The primary responsibility of cosigners is to pay back the loan in full if the primary borrower cannot.
While it may seem like cosigners can sit back and relax so long as the primary borrower doesn’t default, cosigning a mortgage comes with a few additional burdens:
- Your credit score could be impacted by the borrower's late or delinquent payments.
- If you take over payments of the loan, you may also be responsible for paying late fees
- If the bank forecloses, the foreclosure will show up on your credit report.
- The debt may be factored into your debt-to-income ratio, an important indicator of financial health.
- All of these factors could affect your eligibility and interest rates on future loans.
Is cosigning a mortgage a good idea?
Helping a friend or family member achieve their dreams of homeownership is a priceless gift that comes with many intangible and emotional benefits. But cosigning a mortgage also comes with tangible responsibilities. Understand the costs of each before agreeing to cosign a mortgage.
Risks of cosigning
- Financial liability for repaying the loan in full, without any benefits of owning the property
- Impact on credit score
- Impact on debt-to-income ratio
- Potentially lose a relationship if conversations about money turn sour
Benefits of cosigning
- Helping a loved one achieve their dreams of homeownership
- Make a low-cost investment in your loved one’s path to wealth
How do you cosign a mortgage?
Cosigning a mortgage is similar to the process of applying for a mortgage. As a part of the borrower’s application, the cosigner will need to submit the following information to be verified by the mortgage underwriter:
- Employment records
- Credit score and credit history
Depending on the lender or loan terms, you may also need to verify your relationship to the borrower. Some lending programs require that the cosigner is related to the borrower in an effort to prevent investors from leveraging their power over homebuyers through the role of a cosigner.

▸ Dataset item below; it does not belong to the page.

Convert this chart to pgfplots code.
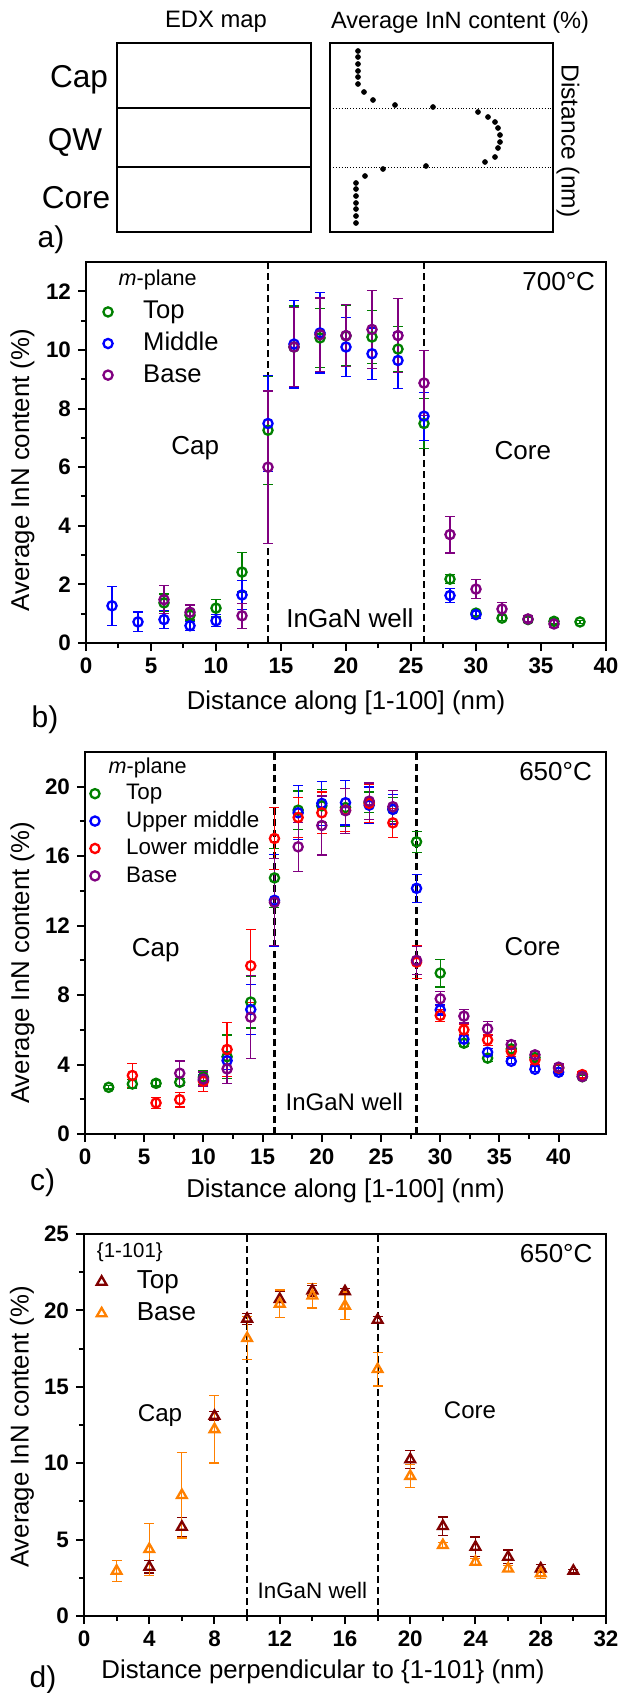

What happens to the borrower if you don’t want to cosign?
Other options may be available for the borrower to secure financing for their dream home. Some of these services include:
- Government-backed loans: This category includes Federal Housing Administration (FHA) and Veterans Affairs (VA) loans, which offer a lower threshold for borrowers' credit scores and down payments.
- State assistance programs: Like government-backed loans, these programs (like Arizona’s First Time Homebuyers Programs) lower the burden of entry for borrowers to purchase homes.
- Power buyer companies: Many power buyer companies, like Orchard, offer services that empower buyers to make cash offers on a home. The benefits of a non-contingent cash offer — like a faster closing process and fewer closing fees — can be a powerful bargaining chip to negotiate the sale price to something that wouldn’t require a cosigner.
Learn more about buying a home with Orchard.
Frequently asked questions (FAQ)
If you’ve decided the benefits of cosigning outweigh the risks, you might wonder if you’re eligible to cosign a mortgage. While the requirements will depend on the unique circumstances of the primary borrower and their chosen lender, here are some frequently asked questions to help you determine if you may be eligible:
Can I cosign a mortgage if I have one of my own?
Yes, but you’ll need to show the lender that you’re financially healthy enough to take on the burden of a cosigner. So long as you meet the credit score, debt-to-income ratio, and other lender requirements, you can cosign a mortgage even if you are the primary borrower on one.
What credit score is required to cosign a mortgage?
The minimum credit score will differ depending on the loan type and amount. But, generally, a cosigner will need good to exceptional credit: 670 or better.
Can I be removed as the cosigner?
No. The only way for a cosigner to be removed from their obligations is for the primary borrower to pay off the loan in full or the primary borrower to refinance, which effectively replaces the original loan with a new one.
Can I become the primary borrower of a loan I cosigned?
No. The cosigner does not have any rights under the mortgage as a co-borrower does, nor are they able to assume rights during the loan’s lifespan.